→ **EXERCISE DESCRIPTION**: Reproduce exactly, and only, the lines of the material below running from the line bearing "Emit a LaTeX" through the line bearing "[rbox, minimum height=120pt]". Leave any pictures out.

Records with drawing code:

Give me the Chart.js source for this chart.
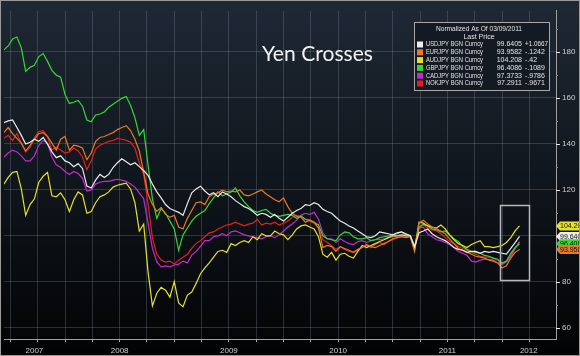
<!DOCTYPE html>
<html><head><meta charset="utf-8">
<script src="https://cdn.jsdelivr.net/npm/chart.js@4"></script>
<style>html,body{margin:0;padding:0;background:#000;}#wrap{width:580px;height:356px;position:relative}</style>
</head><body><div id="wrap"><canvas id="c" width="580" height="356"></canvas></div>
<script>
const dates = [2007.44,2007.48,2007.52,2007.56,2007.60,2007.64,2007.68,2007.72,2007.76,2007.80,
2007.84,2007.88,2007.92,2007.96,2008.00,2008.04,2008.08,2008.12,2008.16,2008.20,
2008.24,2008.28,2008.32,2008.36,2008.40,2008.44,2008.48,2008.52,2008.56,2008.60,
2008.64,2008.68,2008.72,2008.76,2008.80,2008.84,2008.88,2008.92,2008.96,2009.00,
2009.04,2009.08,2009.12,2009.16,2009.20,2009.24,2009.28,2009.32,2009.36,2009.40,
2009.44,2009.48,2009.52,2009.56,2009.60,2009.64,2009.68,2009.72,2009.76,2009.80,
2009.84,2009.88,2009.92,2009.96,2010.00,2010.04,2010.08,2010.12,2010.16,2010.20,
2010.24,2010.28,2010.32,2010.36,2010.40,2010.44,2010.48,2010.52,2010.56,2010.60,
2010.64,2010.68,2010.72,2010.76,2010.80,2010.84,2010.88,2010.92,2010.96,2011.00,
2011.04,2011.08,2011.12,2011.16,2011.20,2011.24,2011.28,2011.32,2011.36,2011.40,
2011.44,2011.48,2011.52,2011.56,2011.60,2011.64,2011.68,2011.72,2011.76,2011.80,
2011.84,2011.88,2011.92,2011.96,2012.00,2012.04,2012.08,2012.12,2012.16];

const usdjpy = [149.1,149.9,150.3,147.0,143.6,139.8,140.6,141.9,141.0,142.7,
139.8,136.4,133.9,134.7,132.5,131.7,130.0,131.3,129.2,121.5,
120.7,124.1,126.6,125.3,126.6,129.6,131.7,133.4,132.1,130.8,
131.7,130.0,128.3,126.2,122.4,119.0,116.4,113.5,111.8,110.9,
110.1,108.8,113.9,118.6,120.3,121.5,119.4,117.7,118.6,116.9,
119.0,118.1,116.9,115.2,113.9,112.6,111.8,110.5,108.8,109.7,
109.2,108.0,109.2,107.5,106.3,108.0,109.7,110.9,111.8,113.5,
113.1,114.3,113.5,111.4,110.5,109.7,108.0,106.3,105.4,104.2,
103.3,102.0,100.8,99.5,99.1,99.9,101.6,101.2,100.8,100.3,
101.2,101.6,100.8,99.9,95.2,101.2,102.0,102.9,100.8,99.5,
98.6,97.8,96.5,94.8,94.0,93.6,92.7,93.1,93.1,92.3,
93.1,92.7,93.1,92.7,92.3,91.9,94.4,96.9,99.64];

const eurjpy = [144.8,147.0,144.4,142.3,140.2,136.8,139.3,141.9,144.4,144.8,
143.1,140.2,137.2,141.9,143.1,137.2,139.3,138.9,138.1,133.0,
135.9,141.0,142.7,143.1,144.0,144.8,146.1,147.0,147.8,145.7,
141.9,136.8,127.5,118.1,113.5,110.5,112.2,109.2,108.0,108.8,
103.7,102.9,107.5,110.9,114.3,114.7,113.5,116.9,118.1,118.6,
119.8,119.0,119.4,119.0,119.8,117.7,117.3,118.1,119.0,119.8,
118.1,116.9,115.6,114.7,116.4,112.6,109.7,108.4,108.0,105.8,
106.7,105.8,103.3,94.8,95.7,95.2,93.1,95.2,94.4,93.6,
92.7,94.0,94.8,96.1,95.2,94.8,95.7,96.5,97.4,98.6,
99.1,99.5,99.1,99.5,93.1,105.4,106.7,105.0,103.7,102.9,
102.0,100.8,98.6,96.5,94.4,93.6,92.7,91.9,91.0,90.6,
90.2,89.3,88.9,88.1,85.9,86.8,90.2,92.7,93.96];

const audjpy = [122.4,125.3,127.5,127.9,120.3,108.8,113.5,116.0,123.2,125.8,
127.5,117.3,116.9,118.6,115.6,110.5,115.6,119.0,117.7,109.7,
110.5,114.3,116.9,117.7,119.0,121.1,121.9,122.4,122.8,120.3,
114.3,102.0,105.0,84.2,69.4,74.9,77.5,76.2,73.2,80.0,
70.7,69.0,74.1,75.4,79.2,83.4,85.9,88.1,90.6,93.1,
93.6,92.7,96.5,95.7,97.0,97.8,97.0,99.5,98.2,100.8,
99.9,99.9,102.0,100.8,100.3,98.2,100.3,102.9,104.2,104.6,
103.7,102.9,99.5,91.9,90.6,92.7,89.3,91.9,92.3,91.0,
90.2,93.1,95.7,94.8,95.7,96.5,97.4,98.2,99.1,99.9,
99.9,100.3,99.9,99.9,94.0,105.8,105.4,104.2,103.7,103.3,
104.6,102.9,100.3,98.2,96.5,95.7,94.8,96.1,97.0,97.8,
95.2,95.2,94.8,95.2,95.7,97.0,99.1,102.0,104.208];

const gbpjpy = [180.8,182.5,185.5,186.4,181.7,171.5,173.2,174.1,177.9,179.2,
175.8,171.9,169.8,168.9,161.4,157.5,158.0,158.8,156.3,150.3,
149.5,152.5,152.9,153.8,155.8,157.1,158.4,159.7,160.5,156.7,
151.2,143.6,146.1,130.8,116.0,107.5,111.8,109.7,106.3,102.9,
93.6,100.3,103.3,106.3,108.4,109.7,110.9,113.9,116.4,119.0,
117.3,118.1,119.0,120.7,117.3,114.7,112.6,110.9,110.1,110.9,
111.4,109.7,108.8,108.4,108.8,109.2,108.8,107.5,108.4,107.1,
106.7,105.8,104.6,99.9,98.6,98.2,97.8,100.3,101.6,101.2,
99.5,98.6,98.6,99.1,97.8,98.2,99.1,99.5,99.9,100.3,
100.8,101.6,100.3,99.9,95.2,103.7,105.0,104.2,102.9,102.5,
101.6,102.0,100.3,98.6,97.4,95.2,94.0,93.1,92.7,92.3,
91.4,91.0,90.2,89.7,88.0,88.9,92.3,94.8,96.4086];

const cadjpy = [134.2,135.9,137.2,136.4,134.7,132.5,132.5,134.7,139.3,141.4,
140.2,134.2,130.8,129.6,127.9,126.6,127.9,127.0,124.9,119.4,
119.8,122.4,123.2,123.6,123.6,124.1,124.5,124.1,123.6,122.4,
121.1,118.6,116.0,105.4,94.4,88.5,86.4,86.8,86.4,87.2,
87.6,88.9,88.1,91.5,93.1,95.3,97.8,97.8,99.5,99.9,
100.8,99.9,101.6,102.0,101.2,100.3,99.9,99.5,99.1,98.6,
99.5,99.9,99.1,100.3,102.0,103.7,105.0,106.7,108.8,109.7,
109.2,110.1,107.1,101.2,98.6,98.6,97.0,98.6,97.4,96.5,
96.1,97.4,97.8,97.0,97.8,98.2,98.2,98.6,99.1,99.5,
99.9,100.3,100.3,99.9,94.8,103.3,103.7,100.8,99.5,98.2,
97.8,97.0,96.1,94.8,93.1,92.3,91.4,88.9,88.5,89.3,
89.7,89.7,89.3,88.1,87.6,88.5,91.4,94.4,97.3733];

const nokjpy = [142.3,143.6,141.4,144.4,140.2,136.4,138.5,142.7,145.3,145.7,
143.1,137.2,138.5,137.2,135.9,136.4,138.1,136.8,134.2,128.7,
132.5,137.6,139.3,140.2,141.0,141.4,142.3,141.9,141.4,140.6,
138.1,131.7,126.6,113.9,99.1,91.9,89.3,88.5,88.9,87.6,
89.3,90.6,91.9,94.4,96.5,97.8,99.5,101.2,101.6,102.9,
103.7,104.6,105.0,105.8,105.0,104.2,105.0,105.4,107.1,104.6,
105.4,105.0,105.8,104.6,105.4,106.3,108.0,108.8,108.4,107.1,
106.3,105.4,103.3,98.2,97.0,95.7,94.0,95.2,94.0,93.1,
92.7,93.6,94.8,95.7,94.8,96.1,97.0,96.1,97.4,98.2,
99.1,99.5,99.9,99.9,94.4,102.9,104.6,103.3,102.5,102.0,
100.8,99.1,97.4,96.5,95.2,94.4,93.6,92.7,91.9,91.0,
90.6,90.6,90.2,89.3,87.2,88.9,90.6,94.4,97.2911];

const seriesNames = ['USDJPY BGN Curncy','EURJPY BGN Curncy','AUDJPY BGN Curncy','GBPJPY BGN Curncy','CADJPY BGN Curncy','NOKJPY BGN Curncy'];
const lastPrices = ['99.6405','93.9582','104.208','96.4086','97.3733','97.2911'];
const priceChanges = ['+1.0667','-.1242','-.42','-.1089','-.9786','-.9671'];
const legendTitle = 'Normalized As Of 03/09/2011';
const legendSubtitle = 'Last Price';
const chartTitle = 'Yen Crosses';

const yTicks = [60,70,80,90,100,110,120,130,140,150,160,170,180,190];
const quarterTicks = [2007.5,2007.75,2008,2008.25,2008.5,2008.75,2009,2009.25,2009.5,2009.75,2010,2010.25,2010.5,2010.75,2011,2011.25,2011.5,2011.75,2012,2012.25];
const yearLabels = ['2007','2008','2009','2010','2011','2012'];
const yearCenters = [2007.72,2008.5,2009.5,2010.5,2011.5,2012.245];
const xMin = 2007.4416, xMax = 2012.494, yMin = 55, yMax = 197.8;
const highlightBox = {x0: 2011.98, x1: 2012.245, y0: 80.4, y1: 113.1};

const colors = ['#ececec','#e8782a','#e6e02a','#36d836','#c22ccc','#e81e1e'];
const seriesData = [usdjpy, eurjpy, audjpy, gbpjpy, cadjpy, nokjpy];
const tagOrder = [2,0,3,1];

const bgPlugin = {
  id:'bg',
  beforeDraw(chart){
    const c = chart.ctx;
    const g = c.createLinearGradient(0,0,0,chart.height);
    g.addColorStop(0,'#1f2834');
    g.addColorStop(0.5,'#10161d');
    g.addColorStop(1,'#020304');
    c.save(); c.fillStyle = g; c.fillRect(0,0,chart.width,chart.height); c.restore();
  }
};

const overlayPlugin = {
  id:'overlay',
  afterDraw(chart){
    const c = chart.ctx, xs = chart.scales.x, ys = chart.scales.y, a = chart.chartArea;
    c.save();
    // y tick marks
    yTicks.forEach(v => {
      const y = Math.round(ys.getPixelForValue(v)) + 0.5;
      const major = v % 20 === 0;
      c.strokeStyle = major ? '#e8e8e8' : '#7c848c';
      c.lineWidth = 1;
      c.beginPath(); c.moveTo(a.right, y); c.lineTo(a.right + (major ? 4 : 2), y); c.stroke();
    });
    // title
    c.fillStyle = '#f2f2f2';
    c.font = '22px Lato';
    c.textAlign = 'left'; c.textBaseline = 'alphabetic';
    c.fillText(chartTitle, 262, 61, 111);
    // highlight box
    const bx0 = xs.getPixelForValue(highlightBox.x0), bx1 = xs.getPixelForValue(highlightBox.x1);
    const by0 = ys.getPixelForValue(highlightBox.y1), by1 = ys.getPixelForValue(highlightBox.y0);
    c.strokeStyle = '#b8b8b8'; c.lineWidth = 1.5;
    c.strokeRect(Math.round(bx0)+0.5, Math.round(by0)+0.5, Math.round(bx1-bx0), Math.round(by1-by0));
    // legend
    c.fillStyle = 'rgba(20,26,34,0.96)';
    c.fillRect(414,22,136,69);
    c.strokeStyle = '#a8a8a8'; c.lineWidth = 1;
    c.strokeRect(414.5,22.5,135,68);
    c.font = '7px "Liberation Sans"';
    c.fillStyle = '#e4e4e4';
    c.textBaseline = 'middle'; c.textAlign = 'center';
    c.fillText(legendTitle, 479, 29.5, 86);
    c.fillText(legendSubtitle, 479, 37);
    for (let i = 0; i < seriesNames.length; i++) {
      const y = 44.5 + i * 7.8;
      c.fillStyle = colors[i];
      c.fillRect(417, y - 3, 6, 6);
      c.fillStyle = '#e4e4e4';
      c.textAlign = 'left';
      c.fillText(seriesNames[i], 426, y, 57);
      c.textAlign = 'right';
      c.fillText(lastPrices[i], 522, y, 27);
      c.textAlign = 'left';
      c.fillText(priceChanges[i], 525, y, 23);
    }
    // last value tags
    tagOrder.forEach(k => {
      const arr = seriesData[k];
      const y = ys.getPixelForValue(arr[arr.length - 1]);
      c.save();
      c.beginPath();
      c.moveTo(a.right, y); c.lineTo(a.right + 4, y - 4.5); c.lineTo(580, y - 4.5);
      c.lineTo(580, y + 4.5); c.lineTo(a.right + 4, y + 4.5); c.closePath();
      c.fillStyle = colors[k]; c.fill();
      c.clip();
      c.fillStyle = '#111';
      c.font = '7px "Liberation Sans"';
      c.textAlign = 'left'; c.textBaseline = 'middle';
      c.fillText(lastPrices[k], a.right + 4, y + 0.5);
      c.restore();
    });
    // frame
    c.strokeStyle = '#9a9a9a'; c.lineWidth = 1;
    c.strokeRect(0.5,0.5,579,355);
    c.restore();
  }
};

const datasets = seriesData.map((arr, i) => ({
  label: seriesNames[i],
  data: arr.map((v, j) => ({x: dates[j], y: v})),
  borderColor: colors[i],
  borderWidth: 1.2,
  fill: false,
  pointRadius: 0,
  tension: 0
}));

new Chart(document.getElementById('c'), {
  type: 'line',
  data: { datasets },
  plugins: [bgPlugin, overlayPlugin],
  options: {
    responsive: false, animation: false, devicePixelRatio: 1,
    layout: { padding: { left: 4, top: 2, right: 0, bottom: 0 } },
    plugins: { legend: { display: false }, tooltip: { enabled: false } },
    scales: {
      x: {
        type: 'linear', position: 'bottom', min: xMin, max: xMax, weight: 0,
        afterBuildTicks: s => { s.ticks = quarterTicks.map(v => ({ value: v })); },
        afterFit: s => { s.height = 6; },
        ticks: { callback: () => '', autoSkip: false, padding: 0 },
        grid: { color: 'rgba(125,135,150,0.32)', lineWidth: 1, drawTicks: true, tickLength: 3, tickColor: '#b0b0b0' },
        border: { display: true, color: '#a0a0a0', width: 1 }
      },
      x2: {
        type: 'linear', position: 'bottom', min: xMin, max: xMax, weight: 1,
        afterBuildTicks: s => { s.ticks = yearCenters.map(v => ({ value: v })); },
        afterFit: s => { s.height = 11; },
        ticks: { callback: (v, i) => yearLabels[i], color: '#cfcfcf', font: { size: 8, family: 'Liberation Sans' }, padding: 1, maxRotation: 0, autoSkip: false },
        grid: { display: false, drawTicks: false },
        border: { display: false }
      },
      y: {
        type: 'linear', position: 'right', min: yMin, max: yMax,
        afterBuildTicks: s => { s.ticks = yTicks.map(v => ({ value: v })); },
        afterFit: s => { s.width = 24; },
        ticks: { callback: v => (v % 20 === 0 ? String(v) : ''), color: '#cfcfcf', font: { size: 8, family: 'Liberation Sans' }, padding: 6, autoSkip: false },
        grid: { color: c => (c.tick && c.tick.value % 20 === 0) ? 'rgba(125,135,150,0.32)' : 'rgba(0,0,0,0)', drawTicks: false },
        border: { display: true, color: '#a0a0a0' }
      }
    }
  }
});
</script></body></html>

...

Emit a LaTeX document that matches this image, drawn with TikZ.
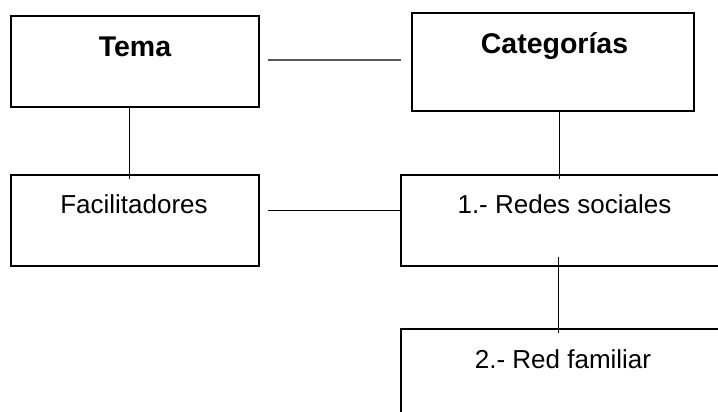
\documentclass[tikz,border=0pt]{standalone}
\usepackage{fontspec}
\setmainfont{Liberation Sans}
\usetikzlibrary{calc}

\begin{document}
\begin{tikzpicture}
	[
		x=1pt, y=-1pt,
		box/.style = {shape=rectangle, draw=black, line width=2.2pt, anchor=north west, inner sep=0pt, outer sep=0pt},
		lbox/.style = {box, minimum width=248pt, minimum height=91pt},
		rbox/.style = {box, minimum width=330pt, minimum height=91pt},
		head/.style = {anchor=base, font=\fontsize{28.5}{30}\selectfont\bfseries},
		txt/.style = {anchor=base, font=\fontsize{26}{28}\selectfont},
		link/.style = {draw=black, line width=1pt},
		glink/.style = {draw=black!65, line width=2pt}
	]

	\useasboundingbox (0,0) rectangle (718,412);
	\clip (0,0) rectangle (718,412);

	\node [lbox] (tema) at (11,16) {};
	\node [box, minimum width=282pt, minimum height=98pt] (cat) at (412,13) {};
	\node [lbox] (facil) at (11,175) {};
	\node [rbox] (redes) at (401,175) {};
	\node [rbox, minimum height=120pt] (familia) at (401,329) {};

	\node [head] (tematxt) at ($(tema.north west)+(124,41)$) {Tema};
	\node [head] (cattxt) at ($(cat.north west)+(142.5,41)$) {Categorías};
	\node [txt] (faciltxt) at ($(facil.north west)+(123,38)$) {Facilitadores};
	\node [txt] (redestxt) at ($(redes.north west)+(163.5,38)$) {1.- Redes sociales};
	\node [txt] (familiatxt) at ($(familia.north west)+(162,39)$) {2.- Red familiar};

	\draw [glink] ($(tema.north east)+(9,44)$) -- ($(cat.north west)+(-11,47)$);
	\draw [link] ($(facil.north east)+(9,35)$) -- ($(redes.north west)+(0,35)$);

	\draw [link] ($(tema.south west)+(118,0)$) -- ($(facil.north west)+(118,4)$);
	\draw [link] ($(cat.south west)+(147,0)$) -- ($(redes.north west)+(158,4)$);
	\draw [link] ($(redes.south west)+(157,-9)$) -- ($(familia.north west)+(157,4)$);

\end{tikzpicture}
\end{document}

→ **EXERCISE ANSWER**:
Emit a LaTeX document that matches this image, drawn with TikZ.
\documentclass[tikz,border=0pt]{standalone}
\usepackage{fontspec}
\setmainfont{Liberation Sans}
\usetikzlibrary{calc}

\begin{document}
\begin{tikzpicture}
	[
		x=1pt, y=-1pt,
		box/.style = {shape=rectangle, draw=black, line width=2.2pt, anchor=north west, inner sep=0pt, outer sep=0pt},
		lbox/.style = {box, minimum width=248pt, minimum height=91pt},
		rbox/.style = {box, minimum width=330pt, minimum height=91pt},
		head/.style = {anchor=base, font=\fontsize{28.5}{30}\selectfont\bfseries},
		txt/.style = {anchor=base, font=\fontsize{26}{28}\selectfont},
		link/.style = {draw=black, line width=1pt},
		glink/.style = {draw=black!65, line width=2pt}
	]

	\useasboundingbox (0,0) rectangle (718,412);
	\clip (0,0) rectangle (718,412);

	\node [lbox] (tema) at (11,16) {};
	\node [box, minimum width=282pt, minimum height=98pt] (cat) at (412,13) {};
	\node [lbox] (facil) at (11,175) {};
	\node [rbox] (redes) at (401,175) {};
	\node [rbox, minimum height=120pt] (familia) at (401,329) {};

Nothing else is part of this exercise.